Class litigation is tough.

Sometimes you can seemingly do everything right and still end up with the wrong result. (And heaven help you if you don’t do everything right.)

In Laguardia v. Designer Brands,  Slip Copy2022 WL 4094446 (S.D. Oh. Sept. 7, 2022) a Plaintiff proceeded to deposition with a 30(b)(6) notice that included the following (awful) topic:

“[t]he total number of Text Messages transmitted, the telephone numbers to which the Text Messages were transmitted, the names of the recipients of the Text Messages, and the dates on which the Text Messages were transmitted.”

So this is a terrible category for a number of reasons, most importantly because a deposition is not a memory test and a human mind is not a 1TB hard drive. Asking a person to recite at deposition the names of hundreds, thousand, or millions of text recipients–along with their telephone numbers and the dates texts were sent is, well, idiotic. (That’s a strong word, but it is also the right word.)

Obviously the proper vehicle to obtain this sort of information is an interrogatory, or perhaps a basic RFPD. But expecting a human being to memorize and regurgitate this information? Nope.

So the Defendant showed up and refused to provide the impossible-to-provide testimony the Plaintiff sought. This lead to a motion to compel, which is crazy. But even more crazy is that the Court actually ordered the testimony–sort of.

We’ll get to that.

First, the Defendant didn’t really make out the “humans aren’t robots capable of reciting 10,000 data points argument.” Instead they focused on more mundane objections:  1. Relevance, 2. Attorney-client privilege, 3. Attorney work product doctrine, 4. Discovery of putative ‘class list’ is improper, and 5. Defendants are not contesting that numerosity is present.

The Court overruled all of these, mostly because 1-3 are junk, and item 4 is only half an objection (burden being the other half of the proportionality argument Defendant was seemingly trying to make). Item 5 is interesting but, again, that’s only half the proportionality showing (sure there is no “need” but what is the offsetting burden?)

Obviously the offsetting burden is what I just laid out. But it seems the Defendant did not do so. So the court granted the Plaintiff’s motion and the Defendant must prepare a witness to recite names and telephone numbers for 7 hours. Eesh.

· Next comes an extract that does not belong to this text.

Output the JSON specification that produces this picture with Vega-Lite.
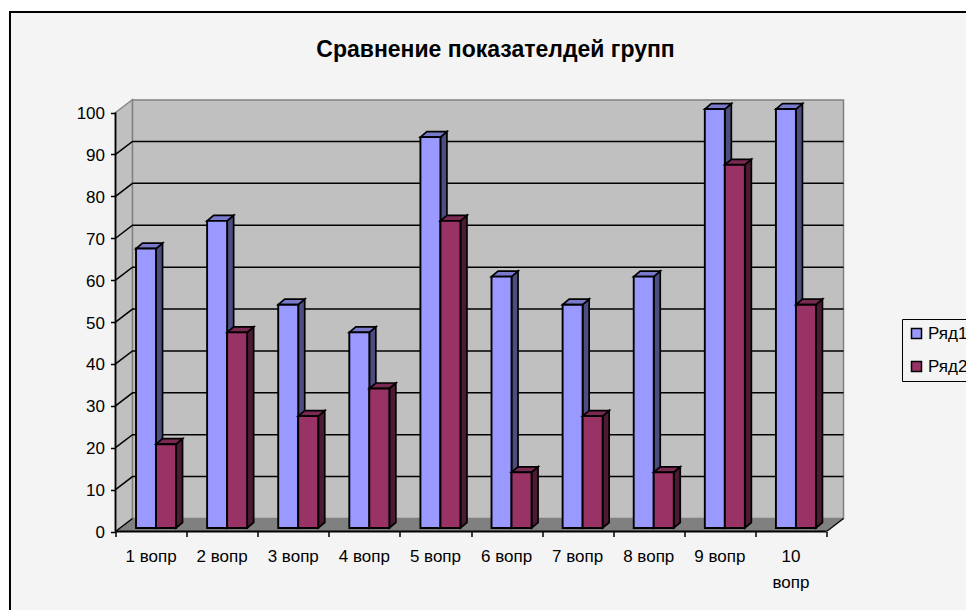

But then, at the very end, an interesting bailout. The Court allowed the defendant an alternative to deposition testimony: “provide a declaration representing an estimate of the number of distinct phone numbers that received more than one marketing text message after the owner typed stop and Defendants sent confirmation of receipt of stop request

If this looks completely different from the original deposition category, that’s because it is. Not sure how or why the Court allowed the Defendant this alternate path, and it seems certain to lead to more fighting down the line–how is defendant to arrive at this estimate?– but it certainly makes for a good curveball.

We will keep an eye on this one for you.